> TASK REQUIREMENTS
Restate, exactly and without pictures, the lines from the start of the listing below through the line holding "BACKGROUND = 0.08".
┌────────
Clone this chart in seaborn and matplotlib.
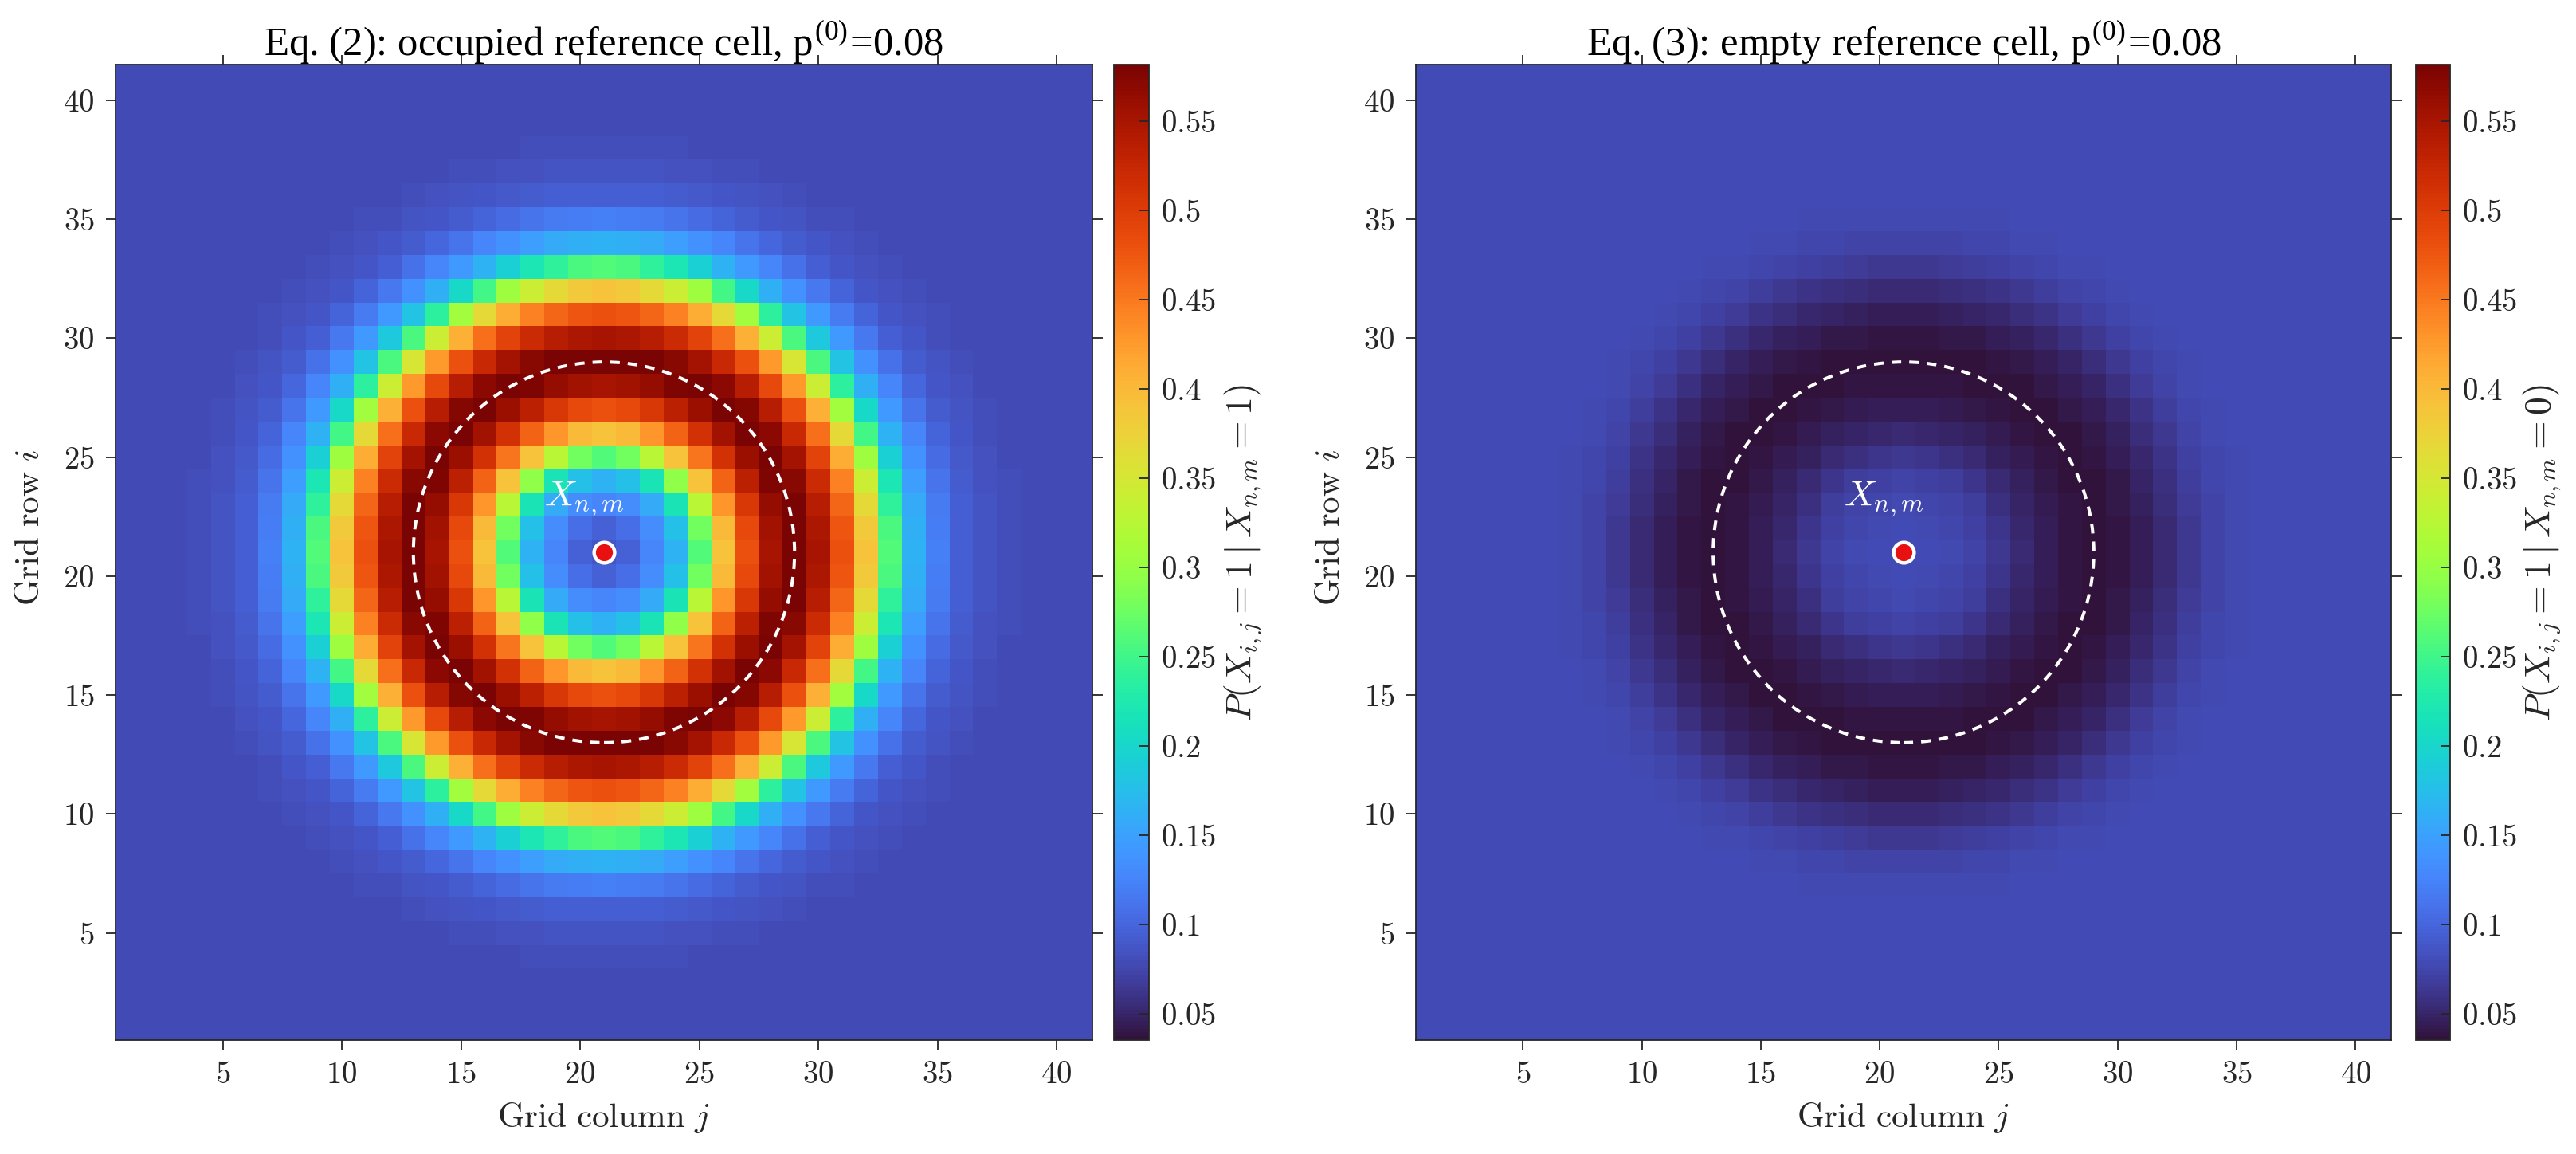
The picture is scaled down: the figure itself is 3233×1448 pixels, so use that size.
import numpy as np
import pandas as pd
import seaborn as sns
import matplotlib
import matplotlib.pyplot as plt
from matplotlib.patches import Circle

matplotlib.use("Agg")

GRID_SIZE = 41
CENTER_CELL = 21
RING_RADIUS = 8
BACKGROUND = 0.08

# Values. The maps are symmetric about the centre cell, so
# only one octant is kept: row a = larger offset, entry b = smaller offset.
occupied_octant = [
    [0.088],
    [0.097, 0.106],
    [0.125, 0.132, 0.157],
    [0.165, 0.178, 0.217, 0.294],
    [0.26, 0.277, 0.326, 0.39, 0.453],
    [0.39, 0.40, 0.429, 0.466, 0.512, 0.554],
    [0.48, 0.486, 0.506, 0.533, 0.56, 0.581, 0.575],
    [0.55, 0.554, 0.564, 0.578, 0.584, 0.57, 0.537, 0.486],
    [0.585, 0.584, 0.58, 0.573, 0.553, 0.524, 0.48, 0.427, 0.353],
    [0.55, 0.546, 0.537, 0.52, 0.494, 0.456, 0.408, 0.342, 0.256, 0.185],
    [0.48, 0.476, 0.464, 0.445, 0.413, 0.368, 0.307, 0.237, 0.18, 0.143, 0.118],
    [0.39, 0.384, 0.368, 0.342, 0.306, 0.251, 0.202, 0.163, 0.136, 0.115, 0.098, 0.088],
    [0.26, 0.256, 0.24, 0.22, 0.193, 0.165, 0.144, 0.126, 0.109, 0.095, 0.088, 0.084, 0.081],
    [0.165, 0.163, 0.157, 0.148, 0.136, 0.125, 0.112, 0.10, 0.092, 0.087, 0.083, 0.081],
    [0.122, 0.12, 0.118, 0.112, 0.105, 0.098, 0.092, 0.088, 0.085, 0.082, 0.081],
    [0.095, 0.095, 0.094, 0.091, 0.089, 0.087, 0.085, 0.083, 0.081],
    [0.085, 0.085, 0.085, 0.084, 0.083, 0.082, 0.081],
    [0.081, 0.081, 0.081, 0.081],
]

empty_octant = [
    [0.0793],
    [0.0785, 0.0777],
    [0.0761, 0.0755, 0.0733],
    [0.0726, 0.0715, 0.0681, 0.0614],
    [0.0643, 0.0629, 0.0586, 0.0530, 0.0476],
    [0.0530, 0.0522, 0.0497, 0.0464, 0.0424, 0.0388],
    [0.0452, 0.0447, 0.0430, 0.0406, 0.0383, 0.0364, 0.0370],
    [0.0391, 0.0388, 0.0379, 0.0367, 0.0362, 0.0374, 0.0403, 0.0447],
    [0.0361, 0.0362, 0.0365, 0.0371, 0.0389, 0.0414, 0.0452, 0.0498, 0.0563],
    [0.0391, 0.0395, 0.0403, 0.0417, 0.0440, 0.0473, 0.0515, 0.0572, 0.0647, 0.0709],
    [0.0452, 0.0456, 0.0466, 0.0483, 0.0510, 0.0550, 0.0603, 0.0664, 0.0713, 0.0745, 0.0767],
    [0.0530, 0.0536, 0.0550, 0.0572, 0.0604, 0.0651, 0.0694, 0.0728, 0.0751, 0.0770, 0.0784, 0.0793],
    [0.0643, 0.0647, 0.0661, 0.0678, 0.0702, 0.0726, 0.0744, 0.0760, 0.0775, 0.0787, 0.0793, 0.0797, 0.0799],
    [0.0726, 0.0728, 0.0733, 0.0741, 0.0751, 0.0761, 0.0772, 0.0783, 0.0790, 0.0794, 0.0797, 0.0799],
    [0.0763, 0.0765, 0.0767, 0.0772, 0.0778, 0.0784, 0.0790, 0.0793, 0.0796, 0.0798, 0.0799],
    [0.0787, 0.0787, 0.0788, 0.0791, 0.0792, 0.0794, 0.0796, 0.0797, 0.0799],
    [0.0796, 0.0796, 0.0796, 0.0797, 0.0797, 0.0798, 0.0799],
    [0.0799, 0.0799, 0.0799, 0.0799],
]

axis_ticks = [5, 10, 15, 20, 25, 30, 35, 40]
cbar_ticks = [0.05, 0.1, 0.15, 0.2, 0.25, 0.3, 0.35, 0.4, 0.45, 0.5, 0.55]
cbar_ticklabels = ["0.05", "0.1", "0.15", "0.2", "0.25", "0.3", "0.35", "0.4", "0.45", "0.5", "0.55"]
titles = [
    r"Eq. (2): occupied reference cell, p$^{\mathregular{(0)}}$=0.08",
    r"Eq. (3): empty reference cell, p$^{\mathregular{(0)}}$=0.08",
]
cbar_labels = [
    r"$P(X_{i,j}=1\mid X_{n,m}=1)$",
    r"$P(X_{i,j}=1\mid X_{n,m}=0)$",
]
V_MIN = 0.0353
V_MAX = 0.5817

W, H = 3233, 1448
DARK = "#262626"

plt.rcParams["mathtext.fontset"] = "cm"
plt.rcParams["font.family"] = ["Liberation Serif", "DejaVu Serif"]


def expand(octant):
    # mirror the octant out to the full grid, row 1 first
    rows = []
    for i in range(1, GRID_SIZE + 1):
        row = []
        for j in range(1, GRID_SIZE + 1):
            a = max(abs(i - CENTER_CELL), abs(j - CENTER_CELL))
            b = min(abs(i - CENTER_CELL), abs(j - CENTER_CELL))
            if a < len(octant) and b < len(octant[a]):
                row.append(octant[a][b])
            else:
                row.append(BACKGROUND)
        rows.append(row)
    labels = range(1, GRID_SIZE + 1)
    return pd.DataFrame(rows, index=labels, columns=labels)


def box(x0, x1, y0, y1):
    # pixel box of the picture to figure fractions
    return [x0 / W, 1 - y1 / H, (x1 - x0) / W, (y1 - y0) / H]


fig = plt.figure(figsize=(W / 100, H / 100), dpi=100)

panels = [
    (occupied_octant, box(145, 1371, 81, 1305), box(1398, 1442, 81, 1305)),
    (empty_octant, box(1777, 3001, 81, 1305), box(3032, 3075, 81, 1305)),
]

for n, (octant, ax_box, cax_box) in enumerate(panels):
    ax = fig.add_axes(ax_box)
    cax = fig.add_axes(cax_box)
    sns.heatmap(expand(octant), cmap="turbo", vmin=V_MIN, vmax=V_MAX, ax=ax, cbar_ax=cax,
                xticklabels=False, yticklabels=False)
    ax.set_xlim(0, GRID_SIZE)
    ax.set_ylim(0, GRID_SIZE)

    # cells are centred on k - 0.5 in heatmap coordinates
    positions = [k - 0.5 for k in axis_ticks]
    ax.set_xticks(positions)
    ax.set_yticks(positions)
    ax.set_xticklabels([f"${k}$" for k in axis_ticks])
    ax.set_yticklabels([f"${k}$" for k in axis_ticks], rotation=0)
    ax.tick_params(axis="both", direction="out", length=9, width=1.3, color=DARK,
                   labelcolor=DARK, labelsize=28, top=True, right=True, pad=10)
    for spine in ax.spines.values():
        spine.set_visible(True)
        spine.set_color(DARK)
        spine.set_linewidth(1.3)

    ax.add_patch(Circle((CENTER_CELL - 0.5, CENTER_CELL - 0.5), RING_RADIUS, fill=False,
                        edgecolor="white", linewidth=2.9, linestyle=(0, (3, 2.5))))
    ax.plot([CENTER_CELL - 0.5], [CENTER_CELL - 0.5], "o", color="#E81010",
            markeredgecolor="white", markeredgewidth=3.2, markersize=18.5)
    ax.text(18.0, 22.45, r"$X_{n,m}$", color="white", fontsize=33, ha="left", va="baseline")

    ax.set_title(titles[n], fontsize=36.5, color="black", pad=8)
    ax.set_xlabel(r"$\mathrm{Grid\ column}\ j$", fontsize=31, color=DARK, labelpad=9)
    ax.set_ylabel(r"$\mathrm{Grid\ row}\ i$", fontsize=31, color=DARK)
    ax.yaxis.set_label_coords(-0.071, 0.525)

    cbar = ax.collections[0].colorbar
    cbar.set_ticks(cbar_ticks)
    cbar.set_ticklabels([f"${t}$" for t in cbar_ticklabels])
    cbar.ax.tick_params(axis="y", direction="in", length=9, width=1.3, color=DARK,
                        labelcolor=DARK, labelsize=28, pad=11, right=True, left=False)
    cbar.outline.set_visible(True)
    cbar.outline.set_edgecolor(DARK)
    cbar.outline.set_linewidth(1.3)
    cbar.ax.text(3.7, 0.5, cbar_labels[n], transform=cbar.ax.transAxes, rotation=90,
                 fontsize=33, color=DARK, ha="center", va="center")

fig.savefig("out.png", dpi=100)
└────────
> OUTPUT OF THE EXERCISE
Clone this chart in seaborn and matplotlib.
The picture is scaled down: the figure itself is 3233×1448 pixels, so use that size.
import numpy as np
import pandas as pd
import seaborn as sns
import matplotlib
import matplotlib.pyplot as plt
from matplotlib.patches import Circle

matplotlib.use("Agg")

GRID_SIZE = 41
CENTER_CELL = 21
RING_RADIUS = 8
BACKGROUND = 0.08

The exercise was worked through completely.